begin

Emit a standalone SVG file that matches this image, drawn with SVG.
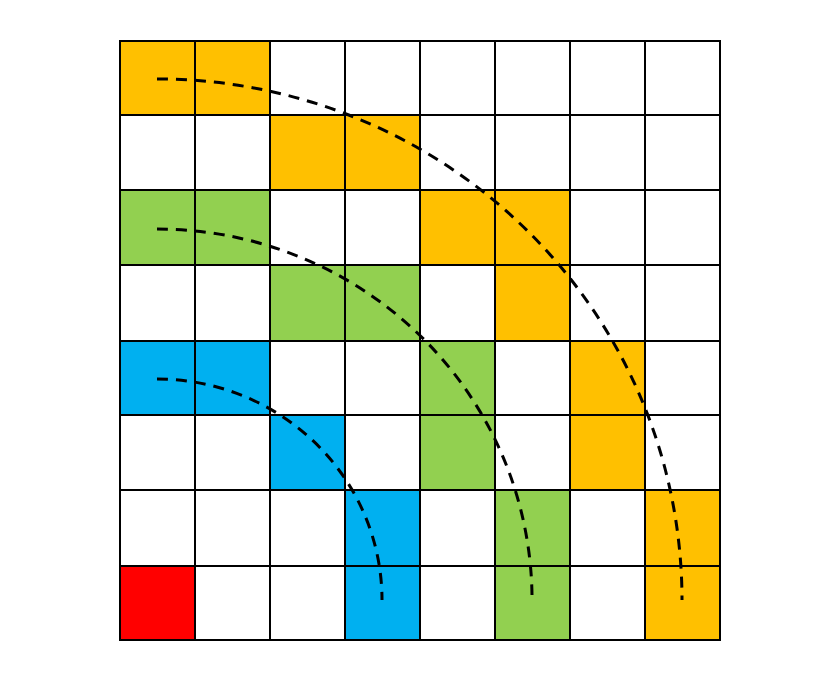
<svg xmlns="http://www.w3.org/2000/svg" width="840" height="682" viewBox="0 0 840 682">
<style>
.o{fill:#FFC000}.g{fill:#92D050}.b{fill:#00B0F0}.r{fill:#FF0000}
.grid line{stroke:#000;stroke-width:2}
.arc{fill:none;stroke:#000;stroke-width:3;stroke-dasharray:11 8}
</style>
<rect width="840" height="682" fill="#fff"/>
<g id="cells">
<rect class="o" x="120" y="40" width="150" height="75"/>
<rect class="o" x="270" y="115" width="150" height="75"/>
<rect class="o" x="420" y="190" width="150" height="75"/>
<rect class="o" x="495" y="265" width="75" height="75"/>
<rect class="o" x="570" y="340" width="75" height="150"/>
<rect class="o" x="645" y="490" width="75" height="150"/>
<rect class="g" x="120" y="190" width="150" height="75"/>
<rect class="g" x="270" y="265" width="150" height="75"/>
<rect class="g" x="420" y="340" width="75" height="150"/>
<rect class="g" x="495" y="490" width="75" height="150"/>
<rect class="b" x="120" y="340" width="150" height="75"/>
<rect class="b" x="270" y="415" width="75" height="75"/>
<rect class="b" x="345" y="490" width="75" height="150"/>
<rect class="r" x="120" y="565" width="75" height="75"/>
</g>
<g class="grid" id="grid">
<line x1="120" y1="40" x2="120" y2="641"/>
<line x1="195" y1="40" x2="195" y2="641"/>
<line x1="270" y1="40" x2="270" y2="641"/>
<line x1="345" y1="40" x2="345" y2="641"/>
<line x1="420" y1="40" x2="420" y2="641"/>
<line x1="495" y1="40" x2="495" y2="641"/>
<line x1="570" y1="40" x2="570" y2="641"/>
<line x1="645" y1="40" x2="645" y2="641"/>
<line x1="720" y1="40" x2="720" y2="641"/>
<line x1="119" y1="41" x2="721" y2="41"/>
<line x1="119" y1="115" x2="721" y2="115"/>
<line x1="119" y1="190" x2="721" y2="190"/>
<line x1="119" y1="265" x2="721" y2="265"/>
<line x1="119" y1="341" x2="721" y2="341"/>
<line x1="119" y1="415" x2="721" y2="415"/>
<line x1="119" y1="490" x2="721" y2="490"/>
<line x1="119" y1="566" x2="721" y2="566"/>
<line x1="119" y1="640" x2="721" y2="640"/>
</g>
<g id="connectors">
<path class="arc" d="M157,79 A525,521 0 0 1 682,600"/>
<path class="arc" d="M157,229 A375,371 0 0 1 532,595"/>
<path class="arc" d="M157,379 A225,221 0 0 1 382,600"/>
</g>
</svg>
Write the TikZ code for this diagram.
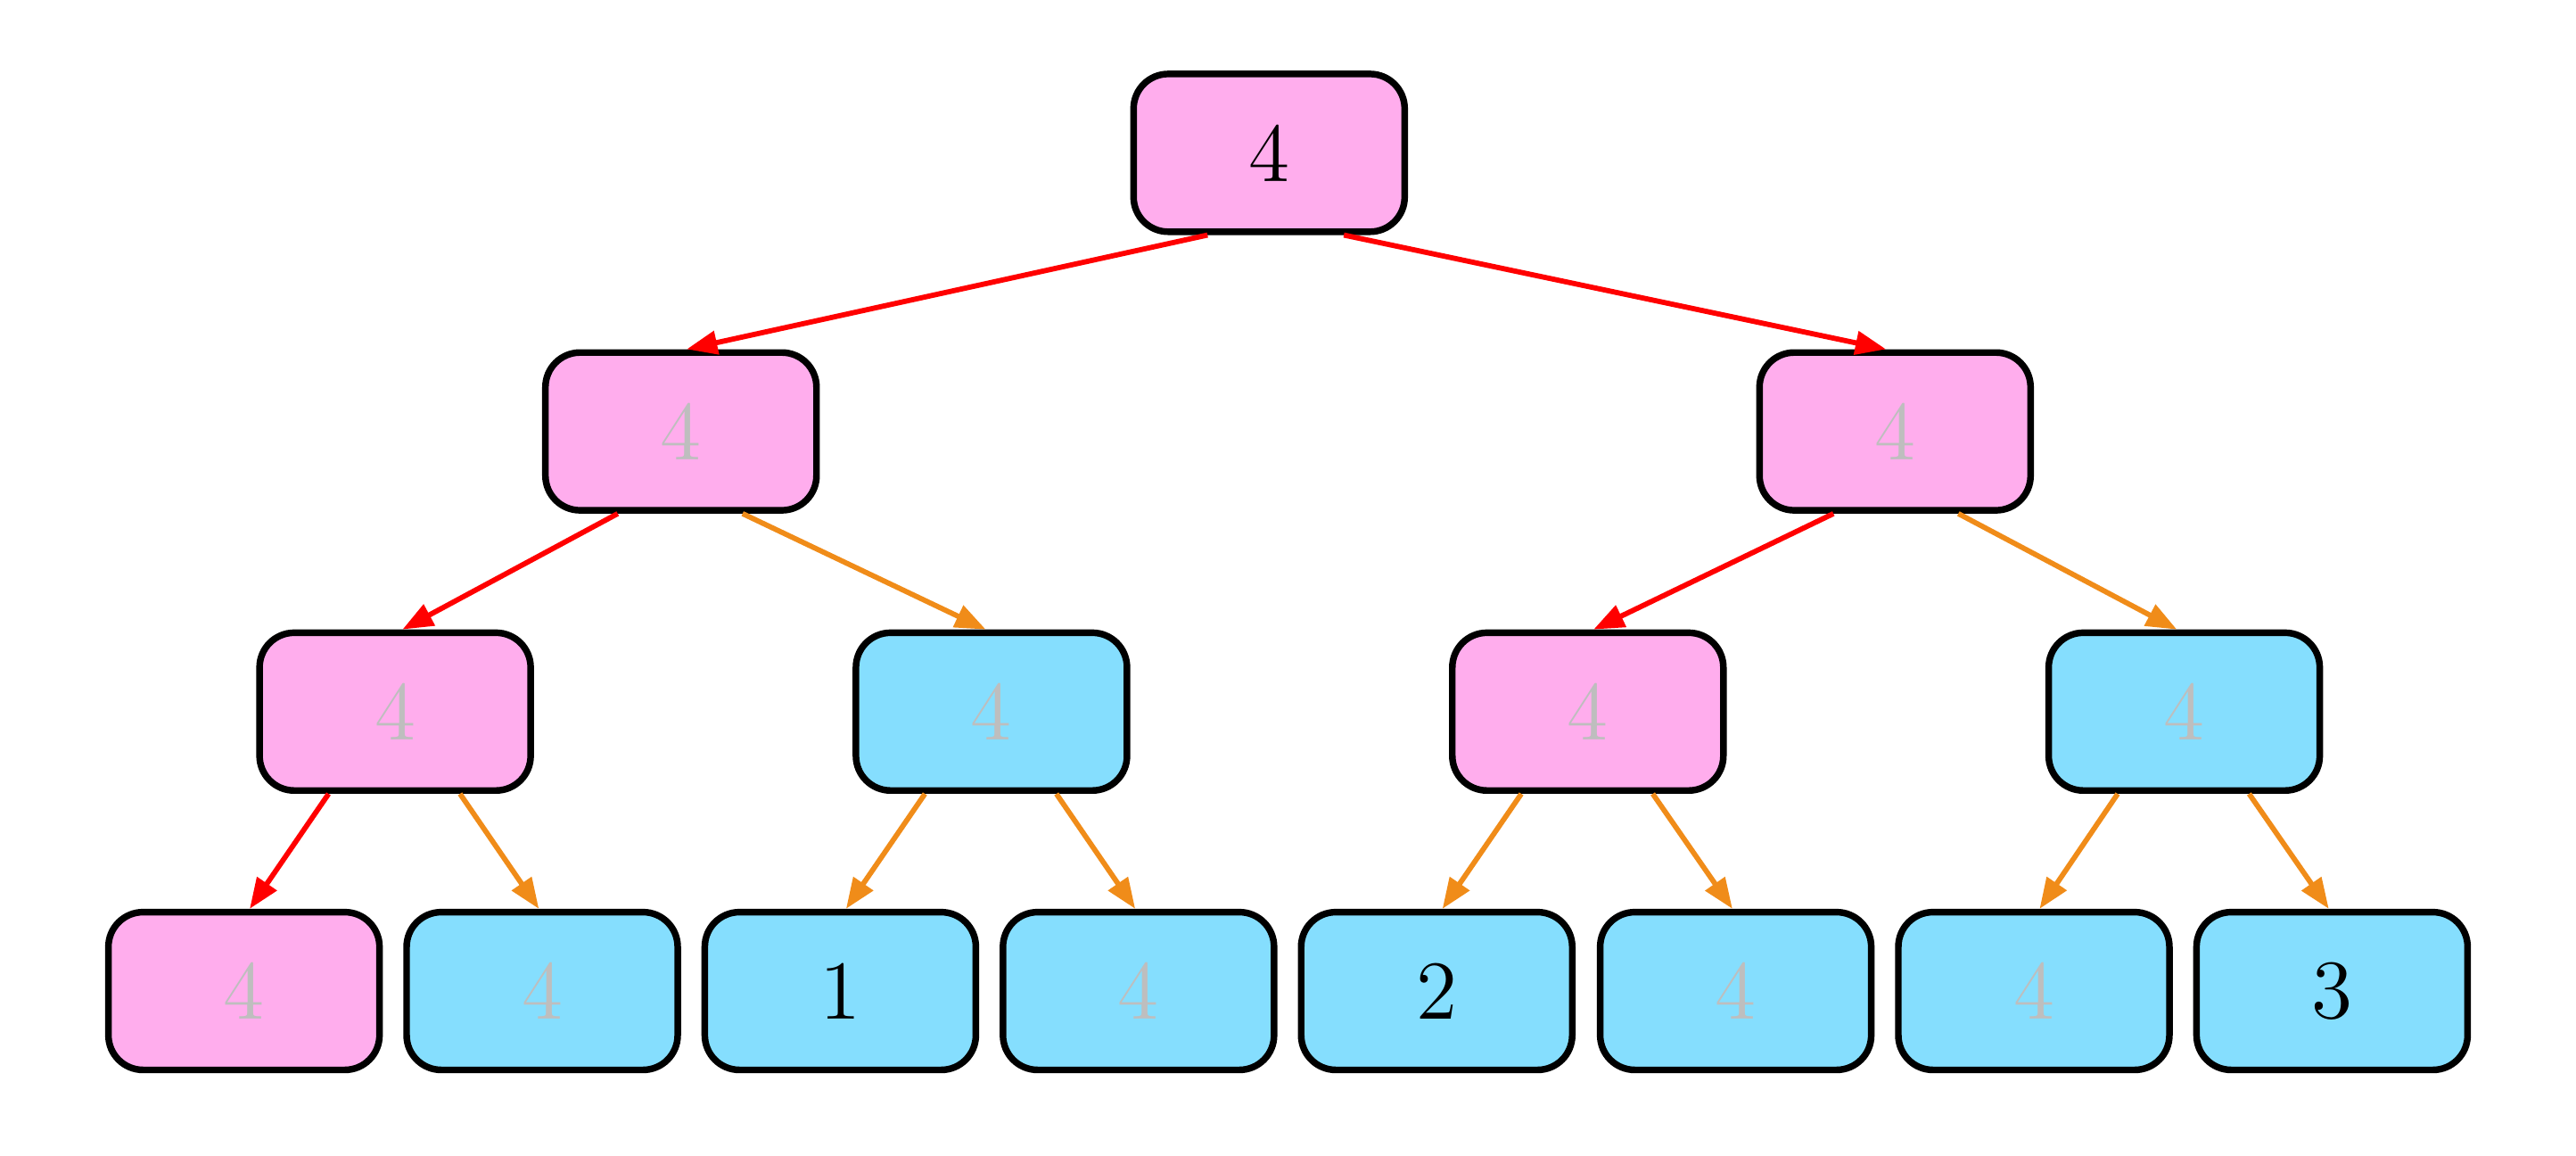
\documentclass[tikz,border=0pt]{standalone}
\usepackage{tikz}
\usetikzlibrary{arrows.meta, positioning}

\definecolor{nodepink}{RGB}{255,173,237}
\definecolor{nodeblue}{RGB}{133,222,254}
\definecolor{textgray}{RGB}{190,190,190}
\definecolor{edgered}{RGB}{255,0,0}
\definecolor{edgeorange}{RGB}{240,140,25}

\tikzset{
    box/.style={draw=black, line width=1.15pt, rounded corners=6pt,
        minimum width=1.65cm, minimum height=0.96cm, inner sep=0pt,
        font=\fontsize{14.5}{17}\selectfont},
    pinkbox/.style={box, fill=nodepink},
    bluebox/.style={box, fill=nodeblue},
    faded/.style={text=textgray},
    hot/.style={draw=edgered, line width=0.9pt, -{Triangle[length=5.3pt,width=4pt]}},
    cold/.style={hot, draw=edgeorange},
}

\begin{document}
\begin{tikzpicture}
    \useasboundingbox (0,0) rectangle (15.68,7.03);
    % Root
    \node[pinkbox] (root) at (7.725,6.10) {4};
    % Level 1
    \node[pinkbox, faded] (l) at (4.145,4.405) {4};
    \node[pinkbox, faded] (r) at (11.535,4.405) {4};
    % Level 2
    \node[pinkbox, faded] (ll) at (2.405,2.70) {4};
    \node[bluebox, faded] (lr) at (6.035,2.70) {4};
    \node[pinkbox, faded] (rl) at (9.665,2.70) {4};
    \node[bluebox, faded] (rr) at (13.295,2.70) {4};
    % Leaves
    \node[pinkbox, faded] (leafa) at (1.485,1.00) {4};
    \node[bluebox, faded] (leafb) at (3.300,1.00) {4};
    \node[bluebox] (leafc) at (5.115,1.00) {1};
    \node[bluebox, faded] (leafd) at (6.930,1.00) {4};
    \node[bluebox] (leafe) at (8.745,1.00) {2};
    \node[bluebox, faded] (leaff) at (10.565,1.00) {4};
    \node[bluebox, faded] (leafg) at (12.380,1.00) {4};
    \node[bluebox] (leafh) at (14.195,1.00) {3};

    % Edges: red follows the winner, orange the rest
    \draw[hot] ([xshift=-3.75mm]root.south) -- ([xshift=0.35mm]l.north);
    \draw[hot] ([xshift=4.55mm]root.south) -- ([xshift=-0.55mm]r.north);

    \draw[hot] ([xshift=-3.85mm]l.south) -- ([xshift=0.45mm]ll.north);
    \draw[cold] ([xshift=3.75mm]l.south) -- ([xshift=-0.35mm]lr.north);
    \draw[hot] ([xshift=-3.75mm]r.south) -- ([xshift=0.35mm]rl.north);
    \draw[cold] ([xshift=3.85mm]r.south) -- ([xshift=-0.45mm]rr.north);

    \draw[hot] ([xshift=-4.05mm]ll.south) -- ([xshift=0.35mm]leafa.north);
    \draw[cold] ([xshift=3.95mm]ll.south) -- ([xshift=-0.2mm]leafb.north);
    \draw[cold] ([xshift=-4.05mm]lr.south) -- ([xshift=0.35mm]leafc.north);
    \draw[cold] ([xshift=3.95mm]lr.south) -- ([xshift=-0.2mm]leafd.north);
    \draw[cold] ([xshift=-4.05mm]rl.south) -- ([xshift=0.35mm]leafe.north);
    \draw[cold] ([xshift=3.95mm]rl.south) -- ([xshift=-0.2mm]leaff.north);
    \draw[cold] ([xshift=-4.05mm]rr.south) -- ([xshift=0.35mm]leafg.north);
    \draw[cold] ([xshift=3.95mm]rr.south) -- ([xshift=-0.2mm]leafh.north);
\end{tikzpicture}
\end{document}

end
begin

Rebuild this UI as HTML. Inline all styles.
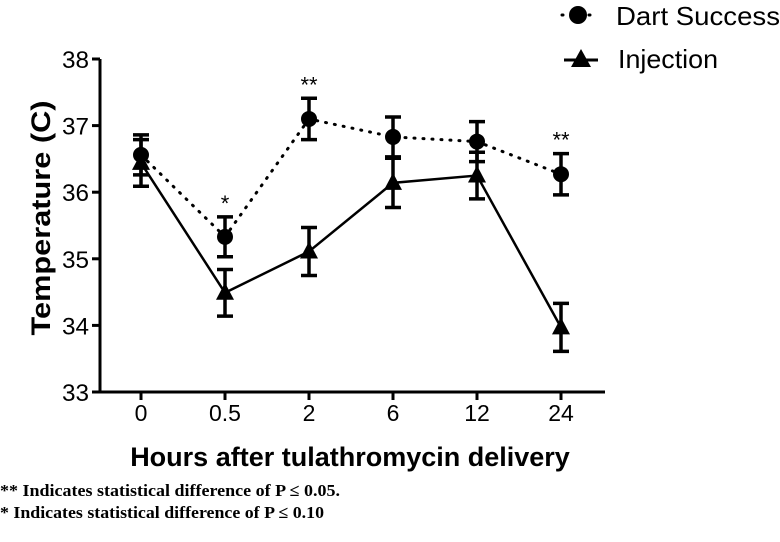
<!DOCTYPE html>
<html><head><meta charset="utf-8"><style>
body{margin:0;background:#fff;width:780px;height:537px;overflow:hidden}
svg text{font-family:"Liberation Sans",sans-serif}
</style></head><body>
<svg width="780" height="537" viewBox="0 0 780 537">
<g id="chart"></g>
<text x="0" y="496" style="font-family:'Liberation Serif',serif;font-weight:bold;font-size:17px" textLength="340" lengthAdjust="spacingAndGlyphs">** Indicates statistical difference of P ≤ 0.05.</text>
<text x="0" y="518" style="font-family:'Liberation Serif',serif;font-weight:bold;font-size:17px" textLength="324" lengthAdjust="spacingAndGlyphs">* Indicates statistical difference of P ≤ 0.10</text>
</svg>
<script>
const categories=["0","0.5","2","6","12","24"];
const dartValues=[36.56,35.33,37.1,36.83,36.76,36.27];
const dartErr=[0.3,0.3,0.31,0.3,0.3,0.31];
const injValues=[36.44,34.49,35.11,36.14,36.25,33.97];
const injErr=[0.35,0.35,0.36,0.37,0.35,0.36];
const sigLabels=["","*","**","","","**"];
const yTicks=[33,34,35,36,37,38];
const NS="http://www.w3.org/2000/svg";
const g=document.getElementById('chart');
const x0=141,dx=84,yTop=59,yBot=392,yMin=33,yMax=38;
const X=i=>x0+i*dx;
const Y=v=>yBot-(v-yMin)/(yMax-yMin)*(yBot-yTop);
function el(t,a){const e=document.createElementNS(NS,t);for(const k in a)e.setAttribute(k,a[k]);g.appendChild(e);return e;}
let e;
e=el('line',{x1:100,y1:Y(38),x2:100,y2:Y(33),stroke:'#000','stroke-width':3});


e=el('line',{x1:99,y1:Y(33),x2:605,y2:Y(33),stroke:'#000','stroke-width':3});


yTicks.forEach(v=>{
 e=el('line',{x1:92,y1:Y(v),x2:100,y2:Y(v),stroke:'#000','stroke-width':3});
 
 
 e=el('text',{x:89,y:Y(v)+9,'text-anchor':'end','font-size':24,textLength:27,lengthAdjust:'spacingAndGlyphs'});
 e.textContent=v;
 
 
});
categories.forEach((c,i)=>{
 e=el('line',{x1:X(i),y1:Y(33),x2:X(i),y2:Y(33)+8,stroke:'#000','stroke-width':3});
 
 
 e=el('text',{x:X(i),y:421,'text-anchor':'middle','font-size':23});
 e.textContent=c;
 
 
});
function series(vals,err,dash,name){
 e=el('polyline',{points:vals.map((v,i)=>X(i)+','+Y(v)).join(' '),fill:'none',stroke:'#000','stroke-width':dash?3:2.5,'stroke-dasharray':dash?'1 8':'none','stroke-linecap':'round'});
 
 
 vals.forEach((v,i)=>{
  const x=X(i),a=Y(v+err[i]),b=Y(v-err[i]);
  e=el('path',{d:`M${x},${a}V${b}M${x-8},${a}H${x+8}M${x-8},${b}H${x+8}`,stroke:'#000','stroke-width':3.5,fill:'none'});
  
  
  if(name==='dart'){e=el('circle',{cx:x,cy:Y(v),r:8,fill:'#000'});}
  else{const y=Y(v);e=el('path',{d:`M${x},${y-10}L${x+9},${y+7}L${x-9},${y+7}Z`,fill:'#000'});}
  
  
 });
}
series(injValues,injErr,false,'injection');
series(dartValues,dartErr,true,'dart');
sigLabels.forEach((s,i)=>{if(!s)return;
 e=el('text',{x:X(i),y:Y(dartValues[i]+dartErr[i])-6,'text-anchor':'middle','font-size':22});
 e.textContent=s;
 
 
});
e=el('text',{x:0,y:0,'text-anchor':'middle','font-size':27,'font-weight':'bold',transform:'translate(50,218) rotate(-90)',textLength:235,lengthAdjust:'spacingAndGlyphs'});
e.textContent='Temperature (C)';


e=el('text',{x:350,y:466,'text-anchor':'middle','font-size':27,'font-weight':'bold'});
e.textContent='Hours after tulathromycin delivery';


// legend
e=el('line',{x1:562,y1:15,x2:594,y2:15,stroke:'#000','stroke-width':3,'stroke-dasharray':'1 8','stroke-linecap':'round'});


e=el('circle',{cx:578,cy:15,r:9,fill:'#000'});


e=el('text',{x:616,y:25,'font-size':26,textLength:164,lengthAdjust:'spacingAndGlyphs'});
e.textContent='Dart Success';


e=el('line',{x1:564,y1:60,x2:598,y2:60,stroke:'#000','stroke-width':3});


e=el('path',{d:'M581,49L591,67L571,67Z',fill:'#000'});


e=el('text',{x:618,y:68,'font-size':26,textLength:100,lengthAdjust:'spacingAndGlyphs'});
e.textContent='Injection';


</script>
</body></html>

end
begin

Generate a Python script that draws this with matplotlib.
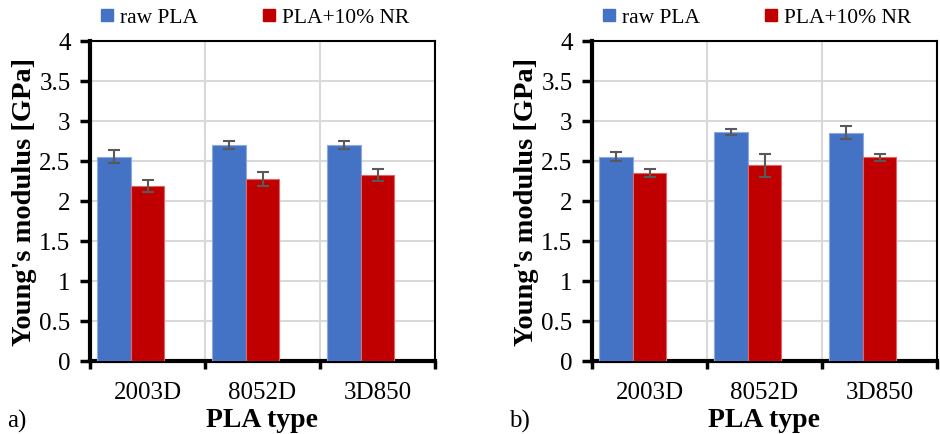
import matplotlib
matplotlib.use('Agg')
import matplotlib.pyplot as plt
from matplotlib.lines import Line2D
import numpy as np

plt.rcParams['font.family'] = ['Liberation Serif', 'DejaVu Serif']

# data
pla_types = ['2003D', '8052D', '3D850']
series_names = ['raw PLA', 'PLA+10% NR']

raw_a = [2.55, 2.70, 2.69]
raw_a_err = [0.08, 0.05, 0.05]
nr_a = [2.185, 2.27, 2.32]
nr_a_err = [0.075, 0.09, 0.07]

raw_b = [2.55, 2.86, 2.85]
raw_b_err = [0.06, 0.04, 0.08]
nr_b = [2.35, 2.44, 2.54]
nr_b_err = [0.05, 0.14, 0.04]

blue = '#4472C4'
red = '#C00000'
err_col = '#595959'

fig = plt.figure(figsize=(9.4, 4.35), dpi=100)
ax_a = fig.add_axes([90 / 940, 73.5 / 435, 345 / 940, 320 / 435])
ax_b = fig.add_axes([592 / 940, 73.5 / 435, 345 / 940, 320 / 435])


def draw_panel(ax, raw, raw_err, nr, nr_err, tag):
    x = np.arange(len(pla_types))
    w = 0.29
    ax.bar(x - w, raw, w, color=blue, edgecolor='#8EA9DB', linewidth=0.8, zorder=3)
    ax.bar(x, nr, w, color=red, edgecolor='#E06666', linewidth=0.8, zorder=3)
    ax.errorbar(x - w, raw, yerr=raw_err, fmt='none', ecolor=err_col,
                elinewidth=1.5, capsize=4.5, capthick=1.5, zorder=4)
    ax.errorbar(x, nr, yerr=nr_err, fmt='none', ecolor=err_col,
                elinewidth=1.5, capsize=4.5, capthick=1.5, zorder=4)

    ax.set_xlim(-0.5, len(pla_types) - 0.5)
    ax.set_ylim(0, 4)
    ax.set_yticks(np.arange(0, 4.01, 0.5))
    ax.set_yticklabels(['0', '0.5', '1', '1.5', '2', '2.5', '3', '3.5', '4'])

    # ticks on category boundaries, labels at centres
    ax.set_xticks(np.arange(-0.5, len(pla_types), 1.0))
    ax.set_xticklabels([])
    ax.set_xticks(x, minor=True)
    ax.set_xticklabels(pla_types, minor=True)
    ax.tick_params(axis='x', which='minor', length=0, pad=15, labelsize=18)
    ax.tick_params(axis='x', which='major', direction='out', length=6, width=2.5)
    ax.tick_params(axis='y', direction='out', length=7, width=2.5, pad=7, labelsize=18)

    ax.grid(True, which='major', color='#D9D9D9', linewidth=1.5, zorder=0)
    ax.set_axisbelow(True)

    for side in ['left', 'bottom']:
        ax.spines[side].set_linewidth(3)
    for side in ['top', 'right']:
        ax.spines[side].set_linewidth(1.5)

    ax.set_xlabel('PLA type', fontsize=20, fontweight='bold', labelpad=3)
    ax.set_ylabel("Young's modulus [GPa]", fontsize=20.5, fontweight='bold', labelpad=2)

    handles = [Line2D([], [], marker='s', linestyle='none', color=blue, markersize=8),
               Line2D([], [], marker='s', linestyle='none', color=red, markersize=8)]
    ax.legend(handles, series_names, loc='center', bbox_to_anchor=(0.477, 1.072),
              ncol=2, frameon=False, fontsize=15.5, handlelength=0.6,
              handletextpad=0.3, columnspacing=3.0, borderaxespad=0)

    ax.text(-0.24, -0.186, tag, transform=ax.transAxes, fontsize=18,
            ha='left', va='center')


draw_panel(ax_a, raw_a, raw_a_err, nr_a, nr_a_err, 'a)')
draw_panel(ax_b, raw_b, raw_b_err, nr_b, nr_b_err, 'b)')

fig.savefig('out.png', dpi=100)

end

WHAT YOU SHOULD DO —
Give back exactly the lines from the one that holds "Generate a Python" to the one that holds "ax_b = fig.add_axes([592", with both ends and without the images.

FULL SOLUTION —
Generate a Python script that draws this with matplotlib.
import matplotlib
matplotlib.use('Agg')
import matplotlib.pyplot as plt
from matplotlib.lines import Line2D
import numpy as np

plt.rcParams['font.family'] = ['Liberation Serif', 'DejaVu Serif']

# data
pla_types = ['2003D', '8052D', '3D850']
series_names = ['raw PLA', 'PLA+10% NR']

raw_a = [2.55, 2.70, 2.69]
raw_a_err = [0.08, 0.05, 0.05]
nr_a = [2.185, 2.27, 2.32]
nr_a_err = [0.075, 0.09, 0.07]

raw_b = [2.55, 2.86, 2.85]
raw_b_err = [0.06, 0.04, 0.08]
nr_b = [2.35, 2.44, 2.54]
nr_b_err = [0.05, 0.14, 0.04]

blue = '#4472C4'
red = '#C00000'
err_col = '#595959'

fig = plt.figure(figsize=(9.4, 4.35), dpi=100)
ax_a = fig.add_axes([90 / 940, 73.5 / 435, 345 / 940, 320 / 435])
ax_b = fig.add_axes([592 / 940, 73.5 / 435, 345 / 940, 320 / 435])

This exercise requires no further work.